Stops allowed organs to mimic the sounds of other instruments, including flutes and trumpets.
The number of stops that some modern pipe organs have is astounding. The pipe organ at the US Naval Academy chapel, for example, has 522 stops.
It isn’t surprising then that in the 17th and 18th centuries, the pipe organ was the most complex device in the world.
The late 19th and early 20th centuries saw pipes being controlled by electrical signals, which allowed for a separation of the organ and the pipes. You could now place the keyboard in a different location and didn’t have to control the airflow manually.
The early 20th century saw the creation of some of the largest organs in the world.
The 1904 World’s Fair in Saint Louis saw the creation of a pipe organ with six keyboards, 401 stops, 464 ranks of pipes, and 28,750 individual pipes. After the fair, the organ was shipped in sixteen railroad cars to the Wannamaker Department Store in Philadelphia.
It is the largest musical instrument ever created based on sheer weight and size, and it is still functioning today. Today the store is owned by Macy’s, and two organ performances are performed daily.
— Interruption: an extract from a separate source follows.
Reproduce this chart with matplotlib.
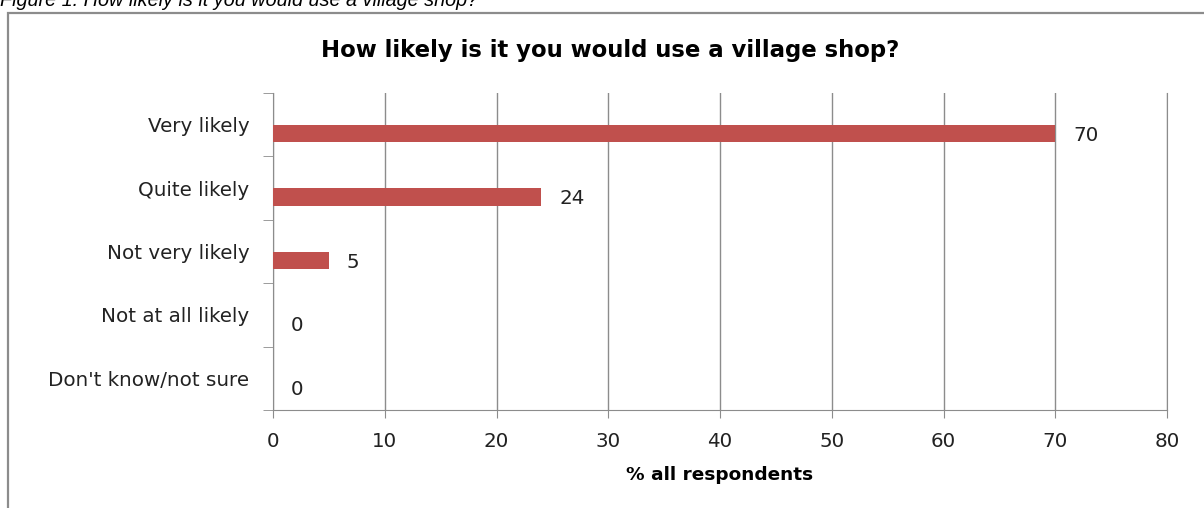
import numpy as np
from matplotlib import pyplot as plt
from matplotlib.patches import Rectangle

categories = ['Very likely', 'Quite likely', 'Not very likely', 'Not at all likely', "Don't know/not sure"]
values = [70, 24, 5, 0, 0]
x_ticks = [0, 10, 20, 30, 40, 50, 60, 70, 80]

plt.rcParams['font.family'] = ['DejaVu Sans']

fig = plt.figure(figsize=(12.04, 5.08), dpi=100)

# chart border and the clipped caption above it
fig.patches.append(Rectangle((8 / 1204, -0.05), 1.1, 1 - 13 / 508 + 0.05, transform=fig.transFigure,
                             fill=False, edgecolor='#8c8c8c', linewidth=1.6))
fig.text(0.0, 1 - 6 / 508, 'Figure 1: How likely is it you would use a village shop?',
         family='Liberation Sans', style='italic', fontsize=14.3, va='baseline', ha='left')

ax = fig.add_axes([273 / 1204, 98 / 508, 894 / 1204, 317 / 508])

pos = np.arange(len(categories))
bar_offset = 0.14  # bars sit slightly below the category centre
ax.barh(pos + bar_offset, values, height=0.27, color='#C0504D', zorder=3)

for p, v in zip(pos, values):
    ax.text(v + 1.6, p + bar_offset + 0.03, str(v), va='center', ha='left', fontsize=14.3, color='#222222')

ax.set_xlim(0, 80)
ax.set_ylim(len(categories) - 0.5, -0.5)
ax.set_xticks(x_ticks)
ax.set_yticks(pos)
ax.set_yticklabels(categories, fontsize=14.3, color='#222222')
ax.set_yticks(np.arange(len(categories) + 1) - 0.5, minor=True)
ax.tick_params(axis='y', which='major', length=0, pad=17)
ax.tick_params(axis='y', which='minor', length=7, color='#8c8c8c', direction='out')
ax.tick_params(axis='x', length=6, color='#8c8c8c', labelsize=14.3, labelcolor='#222222', pad=10)

ax.grid(axis='x', color='#8c8c8c', linewidth=1, zorder=0)
ax.spines['top'].set_visible(False)
for s in ['left', 'bottom', 'right']:
    ax.spines[s].set_color('#8c8c8c')

ax.set_xlabel('% all respondents', fontsize=13.3, fontweight='bold', labelpad=11)
fig.text(610 / 1204, 1 - 57 / 508, 'How likely is it you would use a village shop?',
         fontsize=16.4, fontweight='bold', ha='center', va='baseline')

fig.savefig('out.png', dpi=100)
Depending on how you define it, an even bigger organ can be found in Atlantic City, New Jersey. Boardwalk Hall has an organ that was inaugurated in 1932. It has 33,114 pipes, the most of any organ in the world, and it also holds the record for the loudest organ in the world.
Organs weren’t just for churches. Theaters during the silent movie era often had organs, as did stadiums and other public venues.
As far as sound goes, the modern organ was pretty much complete in the 17th century. This saw a rise in compositions for the organ, including the first real great composer for the organ, Johan Sebastian Bach.
He composed what is probably the most well-known organ piece in the world, Toccata and Fugue in D minor. This was used in the Phantom of the Opera and, perhaps even to better effect, the 1975 science fiction film Rollerball.
One of the other major composers for the organ was Charles Marine Widor. The toccata from his Symphony for Organ No. 5 in 1897 is also one of the best-known works for organ. It is one of my favorite pieces of music, and I have a public-domain extended clip of it at the very end of this podcast.
I should note that both of these organ compositions I’ve described are called a “toccata.” A toccata comes from the Italian word for “to touch,” and it usually refers to any fast-moving, virtuoso selection of music. So, Eruption by Van Halen would also, technically, fall under the category of a toccata.
However, if you just told an organist to “play the toccata,” they would probably play the piece by Bach.
I am not an organist. However, I am confident in saying that the pipe organ is the most complicated instrument in the world to play. In fact, I don’t think anything else is even close.
There can be anywhere from two to five keyboards. There are dozens, if not hundreds, of stops. On top of all that, there is another keyboard that you play with your feet. This isn’t pedals like on a piano, but a full-blown keyboard that you could play music on without using your hands.
Whereas a virtuoso violinist will take their instrument with them everywhere and probably play nothing else, an organist doesn’t own their own instrument. Every organ they play will be different, with an entirely different layout of keys and stops.
No other instrument is so large and complicated as the pipe organ. We have to build buildings around it; if we wish to hear or play it, we must come to it as it will not come to us.
Even if you don’t like the organ, you do have to respect it.